Source records>
╔══
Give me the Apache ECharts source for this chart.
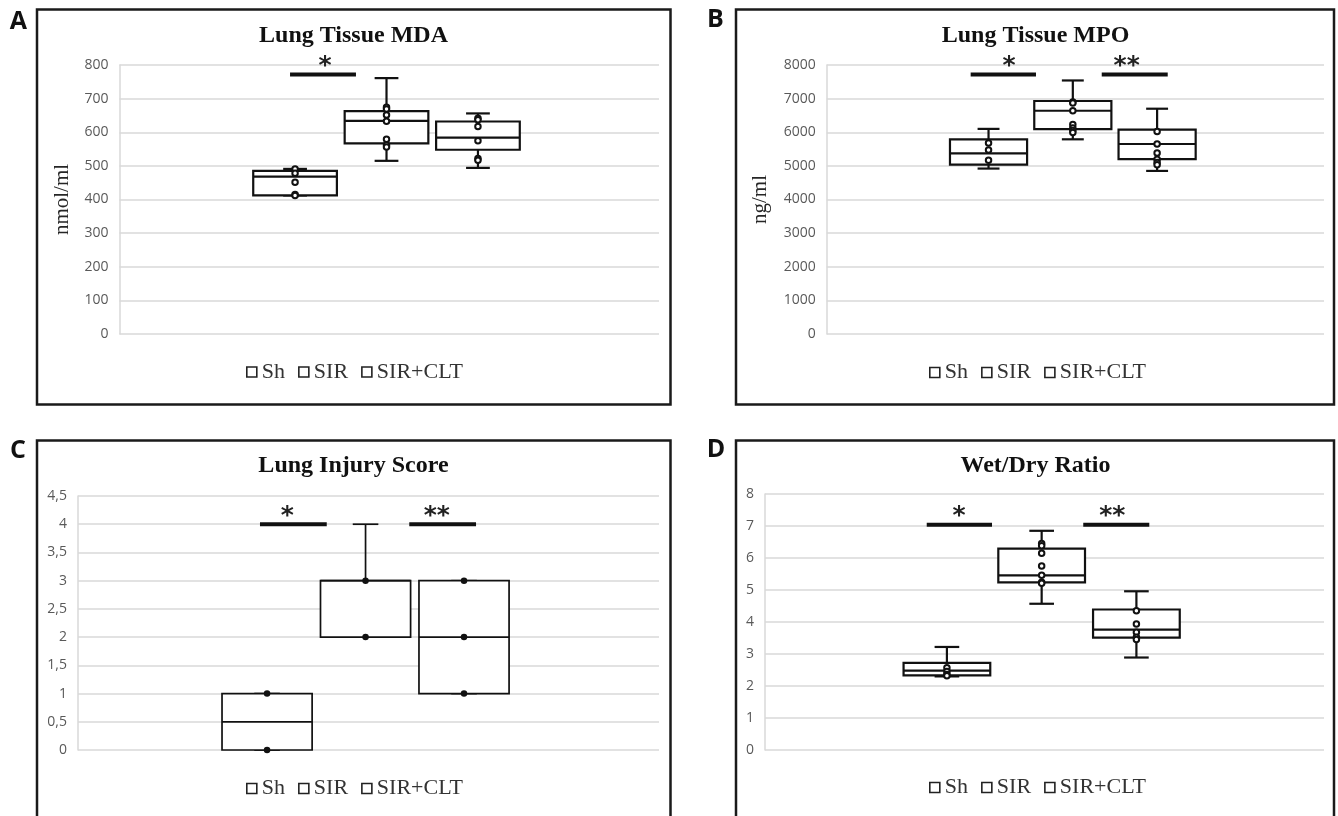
<!DOCTYPE html>
<html>
<head>
<meta charset="utf-8">
<script src="https://cdn.jsdelivr.net/npm/echarts@6/dist/echarts.min.js"></script>
<style>
html,body{margin:0;padding:0;background:#fff;}
#chart{width:1338px;height:816px;}
</style>
</head>
<body>
<div id="chart"></div>
<script>
// ---- data ----
const groups = ['Sh', 'SIR', 'SIR+CLT'];
// five-number summaries per group: [min, q1, median, q3, max]
const mdaBoxes = [[412, 412, 468, 485, 491], [515, 567, 634, 663, 761], [494, 548, 584, 632, 656]];
const mdaPoints = [[491, 478, 451, 415, 412], [674, 669, 651, 633, 579, 562, 556], [642, 637, 617, 575, 522, 517]];
const mpoBoxes = [[4920, 5040, 5370, 5790, 6100], [5790, 6090, 6640, 6930, 7540], [4850, 5200, 5650, 6080, 6700]];
const mpoPoints = [[5680, 5470, 5170], [6900, 6870, 6640, 6230, 6130, 6050, 5990], [6020, 5650, 5380, 5200, 5100, 5030]];
const injuryBoxes = [[0, 0, 0.5, 1, 1], [2, 2, 3, 3, 4], [1, 1, 2, 3, 3]];
const injuryPoints = [[1, 0], [3, 2], [3, 2, 1]];
const ratioBoxes = [[2.30, 2.33, 2.48, 2.72, 3.22], [4.57, 5.24, 5.46, 6.29, 6.85], [2.89, 3.51, 3.76, 4.39, 4.96]];
const ratioPoints = [[2.57, 2.45, 2.36, 2.32], [6.45, 6.38, 6.15, 5.75, 5.46, 5.24, 5.21], [4.35, 3.94, 3.68, 3.52, 3.45]];
// significance annotations: [fromX, toX, value, labelX] in group units (Sh=1, SIR=2, SIR+CLT=3)
const mdaSig = [[0.945, 1.666, 772, 1.327]];
const mdaSigText = ['*'];
const mpoSig = [[0.788, 1.563, 7720, 1.243], [2.343, 3.126, 7720, 2.639]];
const mpoSigText = ['*', '**'];
const injurySig = [[0.928, 1.606, 4.0, 1.206], [2.444, 3.122, 4.0, 2.723]];
const injurySigText = ['*', '**'];
const ratioSig = [[0.787, 1.476, 7.04, 1.127], [2.439, 3.136, 7.04, 2.745]];
const ratioSigText = ['*', '**'];

// ---- layout / style config ----
const panels = [
  {letter: 'A', title: 'Lung Tissue MDA', yName: 'nmol/ml', nameGap: 47, boxes: mdaBoxes, points: mdaPoints, sig: mdaSig, sigText: mdaSigText,
   max: 800, interval: 100, grid: {left: 119.5, top: 65, width: 539.5, height: 269}, legend: {left: 246, top: 361},
   frame: {x: 37, y: 9.5, width: 633.5, height: 395}, letterPos: [18.3, 22], titlePos: [353.5, 35.5], lw: 2.2, filled: false},
  {letter: 'B', title: 'Lung Tissue MPO', yName: 'ng/ml', nameGap: 56, boxes: mpoBoxes, points: mpoPoints, sig: mpoSig, sigText: mpoSigText,
   max: 8000, interval: 1000, grid: {left: 826.7, top: 65, width: 497.3, height: 269}, legend: {left: 929, top: 361.5},
   frame: {x: 736, y: 9.5, width: 598, height: 395}, letterPos: [715.3, 19.5], titlePos: [1035.5, 35.5], lw: 2.2, filled: false},
  {letter: 'C', title: 'Lung Injury Score', yName: '', nameGap: 40, boxes: injuryBoxes, points: injuryPoints, sig: injurySig, sigText: injurySigText,
   max: 4.5, interval: 0.5, grid: {left: 78, top: 496, width: 581, height: 254}, legend: {left: 246, top: 777.5},
   frame: {x: 37, y: 440.5, width: 633.5, height: 420}, letterPos: [18, 451], titlePos: [353.5, 465.5], lw: 1.7, filled: true, comma: true},
  {letter: 'D', title: 'Wet/Dry Ratio', yName: '', nameGap: 40, boxes: ratioBoxes, points: ratioPoints, sig: ratioSig, sigText: ratioSigText,
   max: 8, interval: 1, grid: {left: 765, top: 494, width: 559, height: 256}, legend: {left: 929, top: 776.5},
   frame: {x: 736, y: 440.5, width: 598, height: 420}, letterPos: [716, 449.5], titlePos: [1035.5, 465.5], lw: 2.2, filled: false}
];

const BOX_W = 0.915, CAP_W = 0.26;
const X_MIN = -0.92, X_MAX = 4.98;

function boxRenderer(lw) {
  return function (params, api) {
    const x = api.value(0);
    const p = [1, 2, 3, 4, 5].map(i => api.coord([x, api.value(i)]));
    const cx = p[0][0];
    const yMin = p[0][1], yQ1 = p[1][1], yMed = p[2][1], yQ3 = p[3][1], yMax = p[4][1];
    const w = api.size([BOX_W, 0])[0];
    const cw = api.size([CAP_W, 0])[0];
    const st = {stroke: '#111', lineWidth: lw, fill: null};
    return {type: 'group', children: [
      {type: 'line', shape: {x1: cx, y1: yQ3, x2: cx, y2: yMax}, style: st},
      {type: 'line', shape: {x1: cx - cw / 2, y1: yMax, x2: cx + cw / 2, y2: yMax}, style: st},
      {type: 'line', shape: {x1: cx, y1: yQ1, x2: cx, y2: yMin}, style: st},
      {type: 'line', shape: {x1: cx - cw / 2, y1: yMin, x2: cx + cw / 2, y2: yMin}, style: st},
      {type: 'rect', shape: {x: cx - w / 2, y: yQ3, width: w, height: yQ1 - yQ3}, style: {stroke: '#111', lineWidth: lw, fill: '#fff'}},
      {type: 'line', shape: {x1: cx - w / 2, y1: yMed, x2: cx + w / 2, y2: yMed}, style: st}
    ]};
  };
}

function sigRenderer(texts) {
  return function (params, api) {
    const a = api.coord([api.value(0), api.value(2)]);
    const b = api.coord([api.value(1), api.value(2)]);
    const t = api.coord([api.value(3), api.value(2)]);
    return {type: 'group', children: [
      {type: 'line', shape: {x1: a[0], y1: a[1], x2: b[0], y2: b[1]}, style: {stroke: '#111', lineWidth: 4}},
      {type: 'text', style: {text: texts[params.dataIndex], x: t[0], y: a[1] - 8, align: 'center', verticalAlign: 'middle',
        font: 'bold 25px "DejaVu Sans"', fill: '#222'}}
    ]};
  };
}

const option = {
  animation: false,
  grid: [], xAxis: [], yAxis: [], series: [], legend: [], graphic: []
};

panels.forEach((pn, k) => {
  option.grid.push(Object.assign({containLabel: false}, pn.grid));
  option.xAxis.push({type: 'value', gridIndex: k, min: X_MIN, max: X_MAX, show: false});
  option.yAxis.push({
    type: 'value', gridIndex: k, min: 0, max: pn.max, interval: pn.interval,
    name: pn.yName, nameLocation: 'middle', nameGap: pn.nameGap,
    nameTextStyle: {fontFamily: 'Liberation Serif', fontSize: 21, color: '#262626'},
    axisLine: {show: true, onZero: false, lineStyle: {color: '#d9d9d9', width: 1.5}},
    axisTick: {show: false},
    axisLabel: {margin: 11, fontFamily: 'Open Sans', fontSize: 14, color: '#595959',
      formatter: v => pn.comma ? String(v).replace('.', ',') : String(v)},
    splitLine: {show: true, lineStyle: {color: '#d9d9d9', width: 1.5}}
  });
  groups.forEach((g, i) => {
    option.series.push({
      type: 'custom', name: g, xAxisIndex: k, yAxisIndex: k, z: 2,
      renderItem: boxRenderer(pn.lw),
      encode: {x: 0, y: [1, 2, 3, 4, 5]},
      data: [[i + 1].concat(pn.boxes[i])]
    });
  });
  groups.forEach((g, i) => {
    option.series.push({
      type: 'scatter', name: g + ' values', xAxisIndex: k, yAxisIndex: k, z: 3,
      symbol: 'circle', symbolSize: pn.filled ? 6.5 : 5.5,
      itemStyle: pn.filled ? {color: '#111', borderWidth: 0, opacity: 1} : {color: '#fff', borderColor: '#111', borderWidth: 2, opacity: 1},
      data: pn.points[i].map(v => [i + 1, v])
    });
  });
  option.series.push({
    type: 'custom', name: 'sig' + k, xAxisIndex: k, yAxisIndex: k, z: 4,
    renderItem: sigRenderer(pn.sigText),
    encode: {x: [0, 1], y: 2},
    data: pn.sig
  });
  option.legend.push({
    left: pn.legend.left, top: pn.legend.top, padding: 0, orient: 'horizontal',
    itemWidth: 10, itemHeight: 10, itemGap: 13, icon: 'rect', selectedMode: false,
    data: groups,
    itemStyle: {color: '#fff', borderColor: '#222', borderWidth: 1.6},
    textStyle: {fontFamily: 'Liberation Serif', fontSize: 22, color: '#333', lineHeight: 22}
  });
  option.graphic.push({
    type: 'rect', z: 10, silent: true,
    shape: pn.frame,
    style: {stroke: '#1a1a1a', lineWidth: 2.5, fill: null}
  });
  option.graphic.push({
    type: 'text', x: pn.letterPos[0], y: pn.letterPos[1], silent: true,
    style: {text: pn.letter, font: 'bold 25px "Open Sans"', fill: '#111', align: 'center', verticalAlign: 'middle'}
  });
  option.graphic.push({
    type: 'text', x: pn.titlePos[0], y: pn.titlePos[1], silent: true,
    style: {text: pn.title, font: 'bold 24px "Liberation Serif"', fill: '#111', align: 'center', verticalAlign: 'middle'}
  });
});

const chart = echarts.init(document.getElementById('chart'), null, {renderer: 'canvas'});
chart.setOption(option);
</script>
</body>
</html>
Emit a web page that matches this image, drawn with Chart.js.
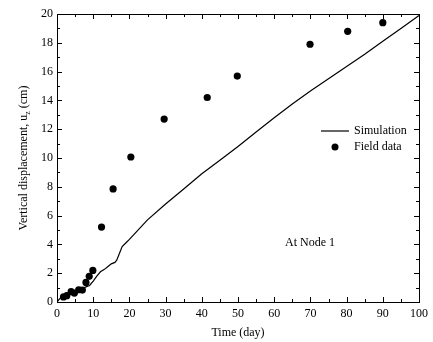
╚══
Stated goal> Reproduce the material above from its first line through the line containing "const ratioSigText = ['*', '**'];", both ends included, and skip every picture.

The completed task>
Give me the Apache ECharts source for this chart.
<!DOCTYPE html>
<html>
<head>
<meta charset="utf-8">
<script src="https://cdn.jsdelivr.net/npm/echarts@6/dist/echarts.min.js"></script>
<style>
html,body{margin:0;padding:0;background:#fff;}
#chart{width:1338px;height:816px;}
</style>
</head>
<body>
<div id="chart"></div>
<script>
// ---- data ----
const groups = ['Sh', 'SIR', 'SIR+CLT'];
// five-number summaries per group: [min, q1, median, q3, max]
const mdaBoxes = [[412, 412, 468, 485, 491], [515, 567, 634, 663, 761], [494, 548, 584, 632, 656]];
const mdaPoints = [[491, 478, 451, 415, 412], [674, 669, 651, 633, 579, 562, 556], [642, 637, 617, 575, 522, 517]];
const mpoBoxes = [[4920, 5040, 5370, 5790, 6100], [5790, 6090, 6640, 6930, 7540], [4850, 5200, 5650, 6080, 6700]];
const mpoPoints = [[5680, 5470, 5170], [6900, 6870, 6640, 6230, 6130, 6050, 5990], [6020, 5650, 5380, 5200, 5100, 5030]];
const injuryBoxes = [[0, 0, 0.5, 1, 1], [2, 2, 3, 3, 4], [1, 1, 2, 3, 3]];
const injuryPoints = [[1, 0], [3, 2], [3, 2, 1]];
const ratioBoxes = [[2.30, 2.33, 2.48, 2.72, 3.22], [4.57, 5.24, 5.46, 6.29, 6.85], [2.89, 3.51, 3.76, 4.39, 4.96]];
const ratioPoints = [[2.57, 2.45, 2.36, 2.32], [6.45, 6.38, 6.15, 5.75, 5.46, 5.24, 5.21], [4.35, 3.94, 3.68, 3.52, 3.45]];
// significance annotations: [fromX, toX, value, labelX] in group units (Sh=1, SIR=2, SIR+CLT=3)
const mdaSig = [[0.945, 1.666, 772, 1.327]];
const mdaSigText = ['*'];
const mpoSig = [[0.788, 1.563, 7720, 1.243], [2.343, 3.126, 7720, 2.639]];
const mpoSigText = ['*', '**'];
const injurySig = [[0.928, 1.606, 4.0, 1.206], [2.444, 3.122, 4.0, 2.723]];
const injurySigText = ['*', '**'];
const ratioSig = [[0.787, 1.476, 7.04, 1.127], [2.439, 3.136, 7.04, 2.745]];
const ratioSigText = ['*', '**'];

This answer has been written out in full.